In school, lessons about the emancipation of slaves during the Civil War tend to focus on the struggles of individuals — of Lincoln or soldiers or those enslaved.
The University of Richmond Digital Scholarship Lab imagined that there might be a better, more thorough way to tell the emancipation story if you could see it — on a map.
The lab, led by Richmond president and historian of the American South Edward L. Ayers and the lab’s associate director Scott Nesbit, teamed up with Callowhill-based GIS development firm Azavea to build “Visualizing Emancipation” an interactive map that documents 3,000 events — from news reports to fugitive slave notices — that contributed to the end of the practice of slavery in the United States.
Visit the tool here.
The map allows researchers, teachers and students alike to focus in on various aspects of the Civil War and how it tracked with the progress of emancipation, or zoom out to get a sense of the huge swath of the country affected by the conflict.

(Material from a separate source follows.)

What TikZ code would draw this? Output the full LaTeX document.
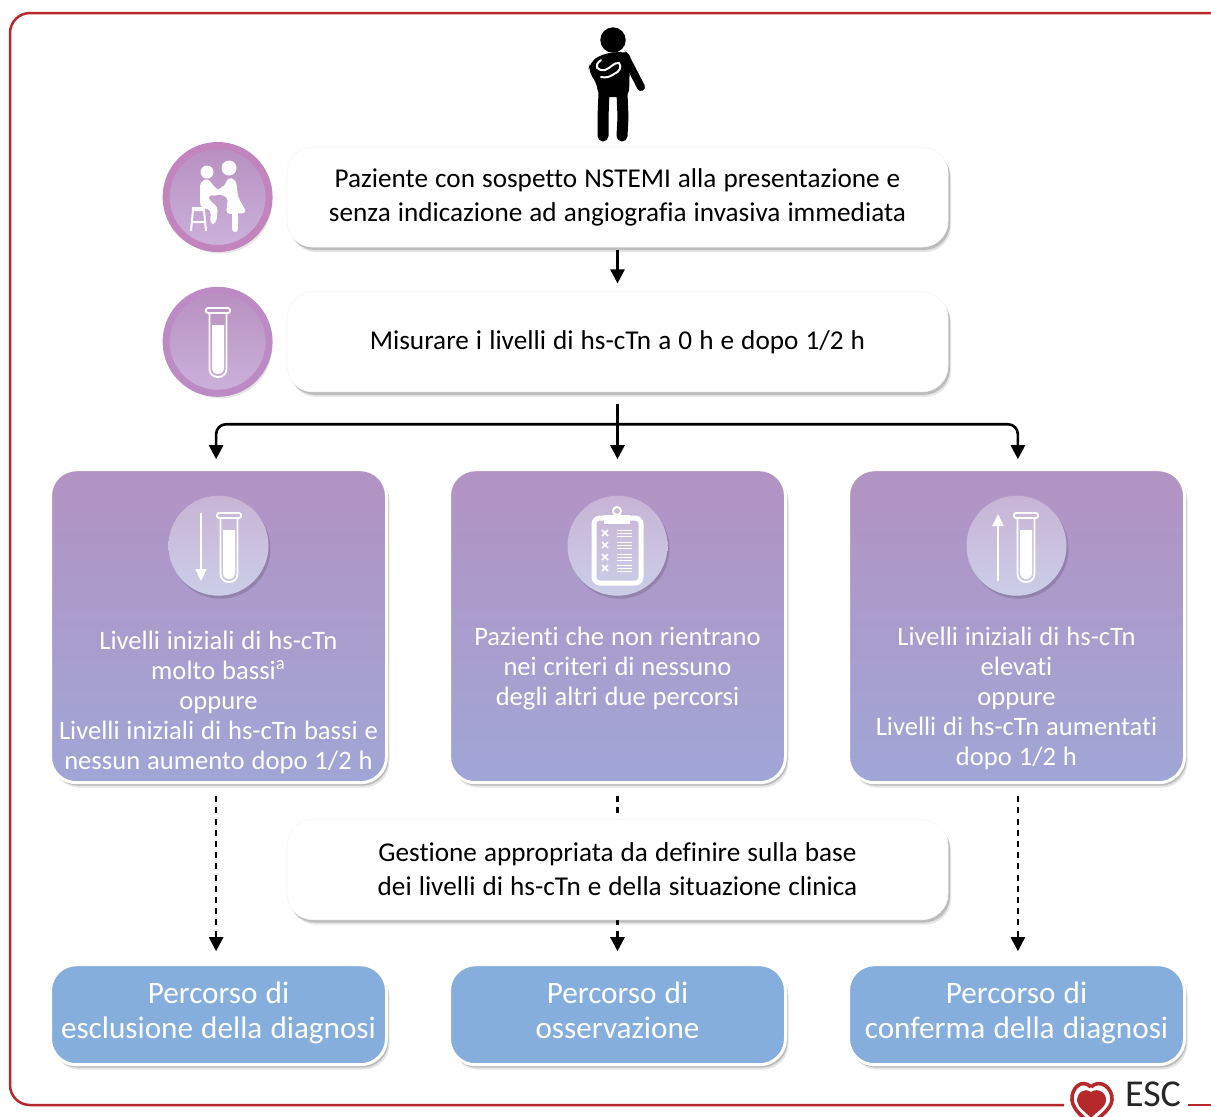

Using a high performance geoprocessing GeoTrellis framework, Azavea helped build a variety of features, like the heat map which demonstrates the density of events in particular area or an animation which shows the progress of events across location and time. The application also makes use of both open source and commercial software, including OpenLayers, GeoServer, PostGIS and an ArcGIS Online base map, according to the press release.
Events were sources from newspapers, letters and diaries from Cornell University’s Making of America digital collection, Tufts University’s Perseus Project digital library, the University of Virginia’s Valley of the Shadow online archive, and University of Richmond’s Richmond Daily Dispatch digitized newspaper archive.
“The trick is finding and making events visible, while acknowledging the complexity of when, where and how slavery fell apart in the U.S. The site aims to make exploring emancipation more straightforward and understandable,” Nesbit said in the release.
The project was funded through an Office of Digital Humanities startup grant of $48,155 as part of the National Endowment for the Humanities We the People initiative. The University of Richmond then matched the grant, offering approximately $98,500 in cash and in-kind support, according to the press release.
Going forward, the university hopes to incorporate the “Visualizing Emancipation” map into larger digital Atlas of American History. In the meantime, it’s easy to see how a tool like this could change the way students learn and think about the Civil War.